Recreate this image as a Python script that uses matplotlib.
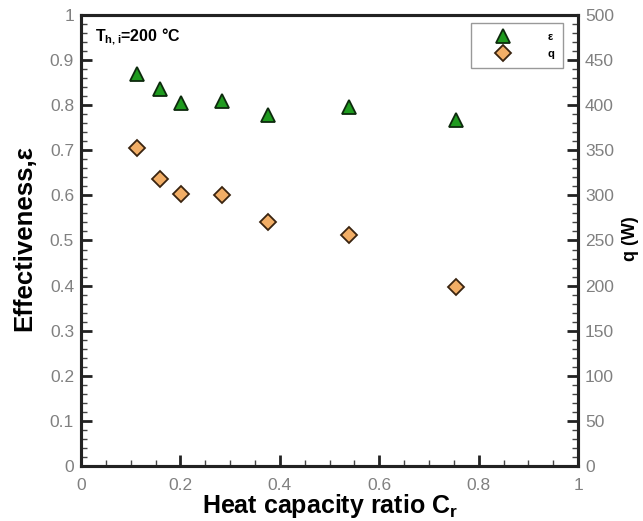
import matplotlib
matplotlib.use("Agg")
import matplotlib.pyplot as plt
from matplotlib.ticker import MultipleLocator, FuncFormatter

# data
cr = [0.113, 0.159, 0.201, 0.284, 0.376, 0.539, 0.755]
eff = [0.870, 0.835, 0.805, 0.810, 0.778, 0.795, 0.768]
q = [352, 318, 302, 300, 271, 256, 198]

x_ticks = [0, 0.2, 0.4, 0.6, 0.8, 1]
eff_ticks = [0, 0.1, 0.2, 0.3, 0.4, 0.5, 0.6, 0.7, 0.8, 0.9, 1]
q_ticks = [0, 50, 100, 150, 200, 250, 300, 350, 400, 450, 500]

plt.rcParams['font.family'] = ['Liberation Sans', 'DejaVu Sans']
plt.rcParams['mathtext.fontset'] = 'custom'
plt.rcParams['mathtext.bf'] = 'Liberation Sans:bold'
plt.rcParams['mathtext.rm'] = 'Liberation Sans:bold'

fig = plt.figure(figsize=(6.43, 5.21), dpi=100)
ax = fig.add_axes([0.126, 0.1056, 0.773, 0.8656])
ax2 = ax.twinx()

tick_col = '#808080'


def fmt(v, pos):
    return ('%g' % v)


ax.set_xlim(0, 1)
ax.set_ylim(0, 1)
ax2.set_ylim(0, 500)
ax.set_xticks(x_ticks)
ax.set_yticks(eff_ticks)
ax2.set_yticks(q_ticks)
ax.xaxis.set_major_formatter(FuncFormatter(fmt))
ax.yaxis.set_major_formatter(FuncFormatter(fmt))
ax.xaxis.set_minor_locator(MultipleLocator(0.05))
ax.yaxis.set_minor_locator(MultipleLocator(0.02))
ax2.yaxis.set_minor_locator(MultipleLocator(10))

for a in (ax, ax2):
    for s in a.spines.values():
        s.set_linewidth(2.2)
        s.set_color('#222222')
    a.tick_params(which='major', direction='in', length=8, width=2, color='#222222',
                  labelsize=12.5, labelcolor=tick_col, pad=5)
    a.tick_params(which='minor', direction='in', length=4, width=1, color='#444444')
ax.tick_params(axis='x', top=False, which='both', pad=9)
ax.tick_params(axis='y', right=False, which='both')

h1, = ax2.plot(cr, [e * 500 for e in eff], linestyle='none', marker='^', markersize=10,
               markerfacecolor='#1f9b1f', markeredgecolor='#0d2a0d', markeredgewidth=1.3,
               label='ε')
h2, = ax2.plot(cr, q, linestyle='none', marker='D', markersize=8,
               markerfacecolor='#f2ae66', markeredgecolor='#3a2410', markeredgewidth=1.3,
               label='q')

ax.set_xlabel(r'Heat capacity ratio C$_\mathbf{r}$', fontsize=18, fontweight='bold')
ax.xaxis.set_label_coords(0.5, -0.058)
ax.set_ylabel('Effectiveness,ε', fontsize=18.5, fontweight='bold')
ax.yaxis.set_label_coords(-0.09, 0.505)
ax2.set_ylabel('q (W)', fontsize=13, fontweight='bold', rotation=90)
ax2.yaxis.set_label_coords(1.088, 0.505)

ax.text(0.028, 0.952, r'T$_\mathbf{h,i}$=200 °C', transform=ax.transAxes,
        fontsize=11.5, fontweight='bold', va='center', ha='left')

leg = ax2.legend(handles=[h1, h2], loc='upper right', bbox_to_anchor=(0.970, 0.982),
                 fancybox=False, edgecolor='#999999', framealpha=1,
                 prop={'weight': 'bold', 'size': 8}, handlelength=4.2, handletextpad=1.9,
                 borderpad=0.8, labelspacing=0.65, borderaxespad=0)
leg.get_frame().set_linewidth(1.0)

fig.savefig('out.png', dpi=100)
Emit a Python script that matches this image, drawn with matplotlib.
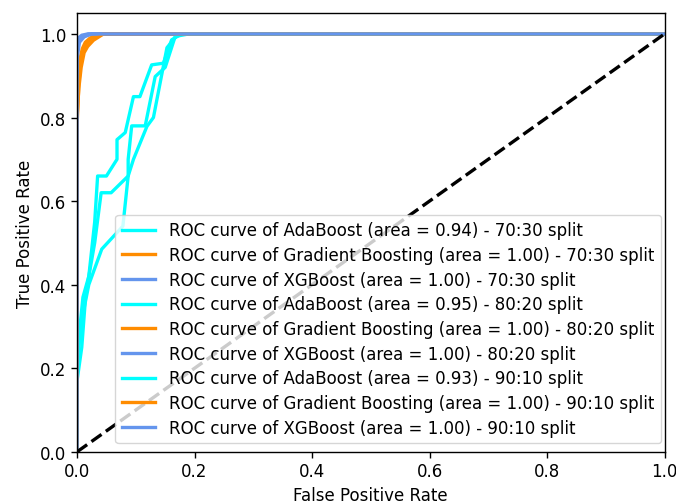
import numpy as np
import matplotlib
matplotlib.use("Agg")
import matplotlib.pyplot as plt

plt.rcParams['font.size'] = 12

# ROC points, one split at a time
splits = ["70:30", "80:20", "90:10"]
models = ["AdaBoost", "Gradient Boosting", "XGBoost"]
colors = ["aqua", "darkorange", "cornflowerblue"]

areas = {
    "70:30": [0.94, 1.00, 1.00],
    "80:20": [0.95, 1.00, 1.00],
    "90:10": [0.93, 1.00, 1.00],
}

ada_fpr = {
    "70:30": [0, 0, 0.005, 0.01, 0.02, 0.03, 0.035, 0.05, 0.068, 0.068, 0.082,
              0.096, 0.107, 0.127, 0.147, 0.161, 0.178, 0.2, 1.0],
    "80:20": [0, 0, 0.008, 0.015, 0.03, 0.041, 0.058, 0.087, 0.087, 0.093,
              0.116, 0.133, 0.15, 0.167, 0.19, 1.0],
    "90:10": [0, 0, 0.01, 0.02, 0.042, 0.078, 0.087, 0.096, 0.119, 0.13,
              0.153, 0.172, 0.21, 1.0],
}
ada_tpr = {
    "70:30": [0, 0.2, 0.3, 0.37, 0.42, 0.55, 0.66, 0.66, 0.70, 0.747, 0.764,
              0.85, 0.85, 0.926, 0.93, 0.986, 1.0, 1.0, 1.0],
    "80:20": [0, 0.17, 0.25, 0.38, 0.5, 0.62, 0.62, 0.66, 0.70, 0.78, 0.78,
              0.898, 0.92, 0.994, 1.0, 1.0],
    "90:10": [0, 0.22, 0.33, 0.40, 0.485, 0.54, 0.66, 0.70, 0.779, 0.80,
              0.967, 1.0, 1.0, 1.0],
}

gb_fpr = {
    "70:30": [0, 0, 0.003, 0.006, 0.01, 0.015, 0.025, 0.04, 1.0],
    "80:20": [0, 0, 0.002, 0.005, 0.009, 0.014, 0.022, 0.035, 1.0],
    "90:10": [0, 0, 0.003, 0.007, 0.012, 0.018, 0.028, 0.045, 1.0],
}
gb_tpr = {
    "70:30": [0, 0.78, 0.88, 0.93, 0.96, 0.975, 0.99, 1.0, 1.0],
    "80:20": [0, 0.82, 0.90, 0.94, 0.965, 0.98, 0.99, 1.0, 1.0],
    "90:10": [0, 0.80, 0.87, 0.92, 0.955, 0.97, 0.985, 1.0, 1.0],
}

xgb_fpr = {
    "70:30": [0, 0, 0.003, 0.01, 0.02, 1.0],
    "80:20": [0, 0, 0.002, 0.008, 0.018, 1.0],
    "90:10": [0, 0, 0.004, 0.012, 0.025, 1.0],
}
xgb_tpr = {
    "70:30": [0, 0.95, 0.985, 0.995, 1.0, 1.0],
    "80:20": [0, 0.96, 0.99, 0.997, 1.0, 1.0],
    "90:10": [0, 0.94, 0.98, 0.993, 1.0, 1.0],
}

fig = plt.figure(figsize=(6.76, 5.02), dpi=100)
ax = fig.add_subplot(111)
fig.subplots_adjust(left=0.114, right=0.983, top=0.972, bottom=0.098)

for s in splits:
    curves = [(ada_fpr[s], ada_tpr[s]), (gb_fpr[s], gb_tpr[s]), (xgb_fpr[s], xgb_tpr[s])]
    for i in range(3):
        ax.plot(curves[i][0], curves[i][1], color=colors[i], lw=2.4,
                label="ROC curve of %s (area = %.2f) - %s split" % (models[i], areas[s][i], s))

ax.plot([0, 1], [0, 1], "k--", lw=2.4)
ax.set_xlim([0.0, 1.0])
ax.set_ylim([0.0, 1.05])
ax.set_xlabel("False Positive Rate")
ax.set_ylabel("True Positive Rate")
ax.tick_params(length=4.2, width=1)
for sp in ax.spines.values():
    sp.set_linewidth(1)
ax.legend(loc="lower right", labelspacing=0.4, bbox_to_anchor=(1.008, 0.0))

fig.savefig("out.png", dpi=100)
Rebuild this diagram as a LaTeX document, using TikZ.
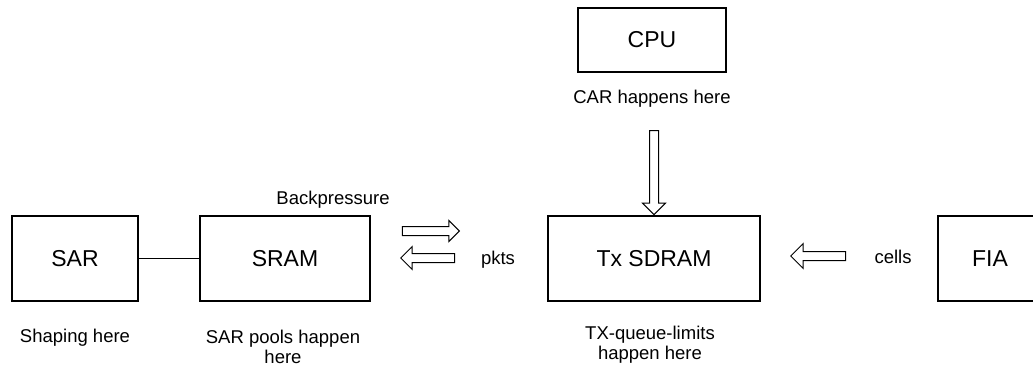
\documentclass[tikz,border=0pt]{standalone}
\usepackage{fontspec}
\setmainfont{Liberation Sans}
\usetikzlibrary{shapes.arrows}

\tikzset{
  unit/.style={draw, line width=1.2pt, font=\fontsize{23}{27}\selectfont},
  note/.style={font=\fontsize{18.5}{20}\selectfont, align=center},
  hollow/.style={single arrow, draw, line width=1pt, inner sep=4pt,
    single arrow head extend=7pt, anchor=tip}
}

\begin{document}
\begin{tikzpicture}[x=1pt,y=1pt]
        \useasboundingbox (0,0) rectangle (1033,368);
        % blocks
        \node[unit, minimum width=126pt, minimum height=85pt] (sar) at (75,109.5) {SAR};
        \node[unit, minimum width=170pt, minimum height=85pt] (sram) at (285,109.5) {SRAM};
        \node[unit, minimum width=212pt, minimum height=85pt] (txsdram) at (654,109.5) {Tx SDRAM};
        \node[unit, minimum width=104pt, minimum height=85pt] (fia) at (990,109.5) {FIA};
        \node[unit, minimum width=148pt, minimum height=64pt] (cpu) at (652,328) {CPU};
        \draw[line width=1.2pt] (sar) -- (sram);
        % arrows
        \node[hollow, minimum height=84pt, rotate=-90] (cardown) at (txsdram.north) {};
        \node[hollow, minimum height=57pt, single arrow head extend=6pt] (bpright) at (460,137) {};
        \node[hollow, minimum height=54pt, rotate=180] (bpleft) at (400,110) {};
        \node[hollow, minimum height=55pt, rotate=180, single arrow head extend=8pt] (cellsin) at (790,112) {};
        % labels
        \node[note] (carlbl) at (652,269) {CAR happens here};
        \node[note] (bplbl) at (333,168) {Backpressure};
        \node[note] (pktlbl) at (498,108) {pkts};
        \node[note] (celllbl) at (893,111) {cells};
        \node[note] (shplbl) at (75,30) {Shaping here};
        \node[note] (poollbl) at (283,21) {SAR pools happen\\here};
        \node[note] (txlbl) at (650,23) {TX-queue-limits\\happen here};
\end{tikzpicture}
\end{document}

JOB: Skip the pictures. Restate exactly the lines from the start of the entries through the line containing "return ('%g' % v)", both ends included.

RESULT:
Recreate this image as a Python script that uses matplotlib.
import matplotlib
matplotlib.use("Agg")
import matplotlib.pyplot as plt
from matplotlib.ticker import MultipleLocator, FuncFormatter

# data
cr = [0.113, 0.159, 0.201, 0.284, 0.376, 0.539, 0.755]
eff = [0.870, 0.835, 0.805, 0.810, 0.778, 0.795, 0.768]
q = [352, 318, 302, 300, 271, 256, 198]

x_ticks = [0, 0.2, 0.4, 0.6, 0.8, 1]
eff_ticks = [0, 0.1, 0.2, 0.3, 0.4, 0.5, 0.6, 0.7, 0.8, 0.9, 1]
q_ticks = [0, 50, 100, 150, 200, 250, 300, 350, 400, 450, 500]

plt.rcParams['font.family'] = ['Liberation Sans', 'DejaVu Sans']
plt.rcParams['mathtext.fontset'] = 'custom'
plt.rcParams['mathtext.bf'] = 'Liberation Sans:bold'
plt.rcParams['mathtext.rm'] = 'Liberation Sans:bold'

fig = plt.figure(figsize=(6.43, 5.21), dpi=100)
ax = fig.add_axes([0.126, 0.1056, 0.773, 0.8656])
ax2 = ax.twinx()

tick_col = '#808080'


def fmt(v, pos):
    return ('%g' % v)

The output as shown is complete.